What the exercise asks
Only the span from the line containing "Emit a Python" down to the line containing "fig = plt.figure(figsize=(W" is to be printed, exactly and inclusively, with pictures omitted.

━━━━━━━━━━━━━━━━━━━━

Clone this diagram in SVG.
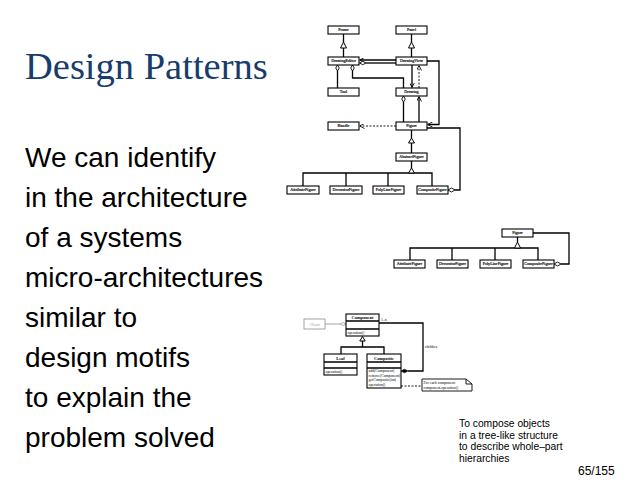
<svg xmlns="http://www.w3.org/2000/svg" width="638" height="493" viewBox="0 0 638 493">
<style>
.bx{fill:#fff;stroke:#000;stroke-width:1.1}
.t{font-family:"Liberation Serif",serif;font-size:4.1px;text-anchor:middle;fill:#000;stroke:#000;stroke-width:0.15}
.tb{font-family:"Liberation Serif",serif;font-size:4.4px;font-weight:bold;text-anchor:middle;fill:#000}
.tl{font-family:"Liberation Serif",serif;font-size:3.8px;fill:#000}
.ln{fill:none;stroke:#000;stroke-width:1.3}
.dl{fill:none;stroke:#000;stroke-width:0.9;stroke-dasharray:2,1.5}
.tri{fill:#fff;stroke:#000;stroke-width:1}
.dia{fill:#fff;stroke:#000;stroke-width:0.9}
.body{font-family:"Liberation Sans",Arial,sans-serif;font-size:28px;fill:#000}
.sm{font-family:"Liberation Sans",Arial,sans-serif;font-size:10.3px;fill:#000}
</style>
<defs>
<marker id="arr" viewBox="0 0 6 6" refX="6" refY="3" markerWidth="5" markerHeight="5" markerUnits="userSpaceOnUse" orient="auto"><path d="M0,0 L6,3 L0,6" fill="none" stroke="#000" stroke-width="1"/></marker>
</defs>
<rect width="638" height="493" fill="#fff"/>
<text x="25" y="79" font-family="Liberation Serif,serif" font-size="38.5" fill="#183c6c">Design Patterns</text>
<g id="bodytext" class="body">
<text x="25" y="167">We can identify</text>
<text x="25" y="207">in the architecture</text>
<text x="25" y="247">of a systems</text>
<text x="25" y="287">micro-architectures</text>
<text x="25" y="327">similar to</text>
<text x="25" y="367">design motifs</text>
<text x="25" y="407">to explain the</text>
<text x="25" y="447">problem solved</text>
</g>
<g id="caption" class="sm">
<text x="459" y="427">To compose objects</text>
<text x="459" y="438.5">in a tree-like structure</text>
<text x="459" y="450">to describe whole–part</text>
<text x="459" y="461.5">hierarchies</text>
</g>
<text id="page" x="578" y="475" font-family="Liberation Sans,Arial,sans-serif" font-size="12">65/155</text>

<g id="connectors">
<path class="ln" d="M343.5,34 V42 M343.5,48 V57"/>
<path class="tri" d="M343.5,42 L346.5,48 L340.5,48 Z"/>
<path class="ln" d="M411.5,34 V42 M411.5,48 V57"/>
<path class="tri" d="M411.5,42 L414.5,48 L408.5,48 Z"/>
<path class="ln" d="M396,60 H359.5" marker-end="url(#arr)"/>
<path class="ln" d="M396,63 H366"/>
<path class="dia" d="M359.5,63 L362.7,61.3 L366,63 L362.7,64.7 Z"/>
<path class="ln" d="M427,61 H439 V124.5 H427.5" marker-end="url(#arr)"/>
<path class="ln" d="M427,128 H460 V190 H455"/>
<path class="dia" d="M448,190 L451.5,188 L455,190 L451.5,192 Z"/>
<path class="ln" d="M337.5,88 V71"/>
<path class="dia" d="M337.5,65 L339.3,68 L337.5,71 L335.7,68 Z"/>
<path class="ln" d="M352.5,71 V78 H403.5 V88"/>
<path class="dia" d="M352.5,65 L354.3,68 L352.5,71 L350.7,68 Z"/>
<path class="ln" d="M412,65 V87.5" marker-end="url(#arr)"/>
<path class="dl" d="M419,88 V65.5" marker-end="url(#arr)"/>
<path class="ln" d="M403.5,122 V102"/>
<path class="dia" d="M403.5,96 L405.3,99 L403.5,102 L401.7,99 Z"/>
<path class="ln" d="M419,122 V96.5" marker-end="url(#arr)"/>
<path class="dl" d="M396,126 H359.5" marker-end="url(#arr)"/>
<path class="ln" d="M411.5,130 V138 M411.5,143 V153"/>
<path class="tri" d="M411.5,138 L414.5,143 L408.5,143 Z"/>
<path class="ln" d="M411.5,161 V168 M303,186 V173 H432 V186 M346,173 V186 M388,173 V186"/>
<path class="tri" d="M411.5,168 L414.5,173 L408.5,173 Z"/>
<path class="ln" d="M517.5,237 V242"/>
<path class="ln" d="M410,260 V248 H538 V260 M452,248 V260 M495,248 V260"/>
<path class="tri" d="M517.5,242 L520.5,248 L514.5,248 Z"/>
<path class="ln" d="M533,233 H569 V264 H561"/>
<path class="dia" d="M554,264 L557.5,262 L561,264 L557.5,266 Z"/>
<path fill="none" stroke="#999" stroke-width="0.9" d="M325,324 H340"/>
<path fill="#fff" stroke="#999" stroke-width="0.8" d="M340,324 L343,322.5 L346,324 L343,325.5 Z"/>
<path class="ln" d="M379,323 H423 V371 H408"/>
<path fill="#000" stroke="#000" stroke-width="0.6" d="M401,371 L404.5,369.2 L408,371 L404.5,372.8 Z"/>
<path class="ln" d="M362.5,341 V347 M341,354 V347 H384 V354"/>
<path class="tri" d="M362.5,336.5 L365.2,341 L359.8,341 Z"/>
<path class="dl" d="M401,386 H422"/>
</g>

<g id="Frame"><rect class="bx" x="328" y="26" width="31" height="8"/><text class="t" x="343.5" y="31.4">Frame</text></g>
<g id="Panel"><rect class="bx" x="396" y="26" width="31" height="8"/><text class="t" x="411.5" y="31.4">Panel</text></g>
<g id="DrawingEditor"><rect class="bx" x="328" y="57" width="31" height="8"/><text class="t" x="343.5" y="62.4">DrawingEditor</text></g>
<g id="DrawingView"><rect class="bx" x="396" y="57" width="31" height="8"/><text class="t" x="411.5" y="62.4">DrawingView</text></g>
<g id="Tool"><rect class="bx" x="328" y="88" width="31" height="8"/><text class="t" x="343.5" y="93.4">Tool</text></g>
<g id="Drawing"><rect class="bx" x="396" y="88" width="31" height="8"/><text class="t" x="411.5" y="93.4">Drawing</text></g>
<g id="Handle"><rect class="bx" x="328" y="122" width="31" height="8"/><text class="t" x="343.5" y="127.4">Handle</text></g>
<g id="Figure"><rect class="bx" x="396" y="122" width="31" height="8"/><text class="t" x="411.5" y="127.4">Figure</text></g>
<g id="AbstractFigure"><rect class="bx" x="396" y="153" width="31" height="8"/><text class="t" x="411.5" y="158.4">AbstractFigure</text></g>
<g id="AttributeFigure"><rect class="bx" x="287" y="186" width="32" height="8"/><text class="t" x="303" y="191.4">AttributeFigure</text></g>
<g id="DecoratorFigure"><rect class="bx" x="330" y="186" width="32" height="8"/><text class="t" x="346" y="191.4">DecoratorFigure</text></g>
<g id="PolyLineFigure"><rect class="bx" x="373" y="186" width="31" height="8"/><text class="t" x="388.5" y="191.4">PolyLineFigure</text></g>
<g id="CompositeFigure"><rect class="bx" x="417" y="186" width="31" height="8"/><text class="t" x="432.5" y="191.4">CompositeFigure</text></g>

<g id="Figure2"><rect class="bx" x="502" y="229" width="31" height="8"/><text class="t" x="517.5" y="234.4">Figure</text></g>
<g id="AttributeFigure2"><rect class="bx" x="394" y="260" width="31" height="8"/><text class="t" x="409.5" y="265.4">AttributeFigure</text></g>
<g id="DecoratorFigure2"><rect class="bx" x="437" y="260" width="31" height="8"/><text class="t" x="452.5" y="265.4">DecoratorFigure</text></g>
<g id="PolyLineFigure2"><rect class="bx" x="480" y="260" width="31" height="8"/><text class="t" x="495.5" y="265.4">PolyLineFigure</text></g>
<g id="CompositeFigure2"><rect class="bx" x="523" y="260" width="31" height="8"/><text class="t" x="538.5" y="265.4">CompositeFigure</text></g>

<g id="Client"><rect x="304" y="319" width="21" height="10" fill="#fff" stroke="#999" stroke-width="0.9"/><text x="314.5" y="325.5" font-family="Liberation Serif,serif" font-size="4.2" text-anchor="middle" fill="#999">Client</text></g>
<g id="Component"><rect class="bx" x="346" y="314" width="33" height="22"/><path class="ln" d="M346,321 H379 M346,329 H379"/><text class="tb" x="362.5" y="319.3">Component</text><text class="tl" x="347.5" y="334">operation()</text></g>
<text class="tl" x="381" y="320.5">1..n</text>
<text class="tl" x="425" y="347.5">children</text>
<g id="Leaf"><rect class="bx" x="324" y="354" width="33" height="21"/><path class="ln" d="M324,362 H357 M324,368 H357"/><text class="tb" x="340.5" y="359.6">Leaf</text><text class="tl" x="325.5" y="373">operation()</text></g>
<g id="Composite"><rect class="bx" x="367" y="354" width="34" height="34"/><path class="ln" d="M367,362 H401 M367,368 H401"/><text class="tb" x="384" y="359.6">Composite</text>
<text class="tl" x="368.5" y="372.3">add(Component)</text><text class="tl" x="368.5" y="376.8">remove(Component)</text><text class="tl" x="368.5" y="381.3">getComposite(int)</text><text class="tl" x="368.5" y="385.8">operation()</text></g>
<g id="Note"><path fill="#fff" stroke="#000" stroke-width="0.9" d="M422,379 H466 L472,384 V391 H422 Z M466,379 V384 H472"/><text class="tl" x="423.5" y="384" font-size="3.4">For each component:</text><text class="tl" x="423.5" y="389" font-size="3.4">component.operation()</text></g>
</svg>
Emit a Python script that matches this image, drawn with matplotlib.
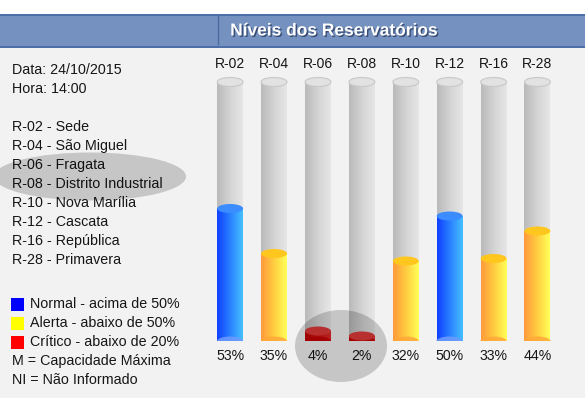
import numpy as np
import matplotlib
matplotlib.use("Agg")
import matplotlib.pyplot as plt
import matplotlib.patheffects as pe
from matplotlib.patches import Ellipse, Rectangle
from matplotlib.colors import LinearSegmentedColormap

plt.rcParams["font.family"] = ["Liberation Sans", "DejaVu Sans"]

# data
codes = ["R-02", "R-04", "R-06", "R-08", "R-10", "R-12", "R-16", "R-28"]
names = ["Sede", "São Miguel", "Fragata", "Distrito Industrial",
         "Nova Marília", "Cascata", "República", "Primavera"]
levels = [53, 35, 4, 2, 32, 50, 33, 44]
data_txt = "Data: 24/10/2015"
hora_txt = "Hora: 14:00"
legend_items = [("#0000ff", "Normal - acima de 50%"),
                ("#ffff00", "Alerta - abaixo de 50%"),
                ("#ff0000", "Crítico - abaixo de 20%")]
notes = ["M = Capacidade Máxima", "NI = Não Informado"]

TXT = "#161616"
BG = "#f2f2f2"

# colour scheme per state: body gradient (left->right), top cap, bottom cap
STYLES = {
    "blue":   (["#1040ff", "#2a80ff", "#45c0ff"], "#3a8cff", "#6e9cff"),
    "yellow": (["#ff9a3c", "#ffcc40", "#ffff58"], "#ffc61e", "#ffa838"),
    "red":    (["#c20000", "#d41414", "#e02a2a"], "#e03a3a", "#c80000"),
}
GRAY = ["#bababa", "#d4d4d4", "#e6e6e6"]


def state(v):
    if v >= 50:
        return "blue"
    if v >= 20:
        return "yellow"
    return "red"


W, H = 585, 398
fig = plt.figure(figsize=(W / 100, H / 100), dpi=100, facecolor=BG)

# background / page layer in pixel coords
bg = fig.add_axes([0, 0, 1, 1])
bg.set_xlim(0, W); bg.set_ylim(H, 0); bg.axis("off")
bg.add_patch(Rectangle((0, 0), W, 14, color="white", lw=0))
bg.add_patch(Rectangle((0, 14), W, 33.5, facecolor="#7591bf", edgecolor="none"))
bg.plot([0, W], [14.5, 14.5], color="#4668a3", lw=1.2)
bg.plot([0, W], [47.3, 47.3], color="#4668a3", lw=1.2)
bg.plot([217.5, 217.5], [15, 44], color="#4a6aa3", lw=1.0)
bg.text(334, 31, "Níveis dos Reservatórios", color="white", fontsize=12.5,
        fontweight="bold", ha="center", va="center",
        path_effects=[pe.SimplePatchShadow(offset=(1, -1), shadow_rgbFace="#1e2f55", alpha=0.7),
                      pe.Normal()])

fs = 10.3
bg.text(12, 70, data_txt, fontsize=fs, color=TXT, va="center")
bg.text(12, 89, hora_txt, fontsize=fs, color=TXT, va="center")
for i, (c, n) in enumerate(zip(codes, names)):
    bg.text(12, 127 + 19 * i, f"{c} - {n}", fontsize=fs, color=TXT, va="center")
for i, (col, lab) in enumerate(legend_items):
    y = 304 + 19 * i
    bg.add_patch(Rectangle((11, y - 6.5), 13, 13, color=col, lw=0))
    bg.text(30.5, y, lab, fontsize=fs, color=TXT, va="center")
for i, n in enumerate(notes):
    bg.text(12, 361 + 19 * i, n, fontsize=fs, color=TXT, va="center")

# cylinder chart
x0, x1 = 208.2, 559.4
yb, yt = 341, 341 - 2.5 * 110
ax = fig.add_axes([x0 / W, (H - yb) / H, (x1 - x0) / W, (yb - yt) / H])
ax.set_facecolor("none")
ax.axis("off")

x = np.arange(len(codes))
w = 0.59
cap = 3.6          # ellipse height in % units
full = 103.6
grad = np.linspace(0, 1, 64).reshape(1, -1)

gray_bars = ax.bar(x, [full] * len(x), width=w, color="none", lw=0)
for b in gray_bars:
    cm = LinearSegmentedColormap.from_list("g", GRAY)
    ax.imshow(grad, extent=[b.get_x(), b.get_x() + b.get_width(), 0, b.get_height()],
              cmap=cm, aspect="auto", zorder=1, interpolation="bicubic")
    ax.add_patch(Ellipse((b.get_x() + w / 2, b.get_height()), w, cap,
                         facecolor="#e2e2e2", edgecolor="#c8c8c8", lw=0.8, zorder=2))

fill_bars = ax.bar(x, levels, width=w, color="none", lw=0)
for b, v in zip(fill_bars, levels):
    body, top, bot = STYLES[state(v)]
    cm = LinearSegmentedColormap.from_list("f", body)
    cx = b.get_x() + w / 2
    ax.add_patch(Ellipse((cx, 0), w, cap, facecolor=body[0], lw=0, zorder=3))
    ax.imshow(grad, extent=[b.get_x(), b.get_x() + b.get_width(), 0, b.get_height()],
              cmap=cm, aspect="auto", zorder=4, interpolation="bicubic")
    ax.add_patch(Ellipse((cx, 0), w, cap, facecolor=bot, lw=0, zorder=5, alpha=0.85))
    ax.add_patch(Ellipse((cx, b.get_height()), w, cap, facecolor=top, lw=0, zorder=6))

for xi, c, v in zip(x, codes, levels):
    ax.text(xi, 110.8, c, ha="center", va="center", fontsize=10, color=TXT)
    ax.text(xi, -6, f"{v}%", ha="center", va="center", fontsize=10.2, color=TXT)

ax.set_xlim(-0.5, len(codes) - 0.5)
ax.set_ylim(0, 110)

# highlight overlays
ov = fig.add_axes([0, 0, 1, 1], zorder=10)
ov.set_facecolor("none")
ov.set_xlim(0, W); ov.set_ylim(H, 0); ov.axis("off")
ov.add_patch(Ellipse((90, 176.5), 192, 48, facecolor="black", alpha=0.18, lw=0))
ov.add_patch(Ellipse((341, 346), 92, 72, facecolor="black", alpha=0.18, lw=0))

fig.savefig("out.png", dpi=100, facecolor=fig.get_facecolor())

━━━━━━━━━━━━━━━━━━━━

Response
Emit a Python script that matches this image, drawn with matplotlib.
import numpy as np
import matplotlib
matplotlib.use("Agg")
import matplotlib.pyplot as plt
import matplotlib.patheffects as pe
from matplotlib.patches import Ellipse, Rectangle
from matplotlib.colors import LinearSegmentedColormap

plt.rcParams["font.family"] = ["Liberation Sans", "DejaVu Sans"]

# data
codes = ["R-02", "R-04", "R-06", "R-08", "R-10", "R-12", "R-16", "R-28"]
names = ["Sede", "São Miguel", "Fragata", "Distrito Industrial",
         "Nova Marília", "Cascata", "República", "Primavera"]
levels = [53, 35, 4, 2, 32, 50, 33, 44]
data_txt = "Data: 24/10/2015"
hora_txt = "Hora: 14:00"
legend_items = [("#0000ff", "Normal - acima de 50%"),
                ("#ffff00", "Alerta - abaixo de 50%"),
                ("#ff0000", "Crítico - abaixo de 20%")]
notes = ["M = Capacidade Máxima", "NI = Não Informado"]

TXT = "#161616"
BG = "#f2f2f2"

# colour scheme per state: body gradient (left->right), top cap, bottom cap
STYLES = {
    "blue":   (["#1040ff", "#2a80ff", "#45c0ff"], "#3a8cff", "#6e9cff"),
    "yellow": (["#ff9a3c", "#ffcc40", "#ffff58"], "#ffc61e", "#ffa838"),
    "red":    (["#c20000", "#d41414", "#e02a2a"], "#e03a3a", "#c80000"),
}
GRAY = ["#bababa", "#d4d4d4", "#e6e6e6"]


def state(v):
    if v >= 50:
        return "blue"
    if v >= 20:
        return "yellow"
    return "red"


W, H = 585, 398
fig = plt.figure(figsize=(W / 100, H / 100), dpi=100, facecolor=BG)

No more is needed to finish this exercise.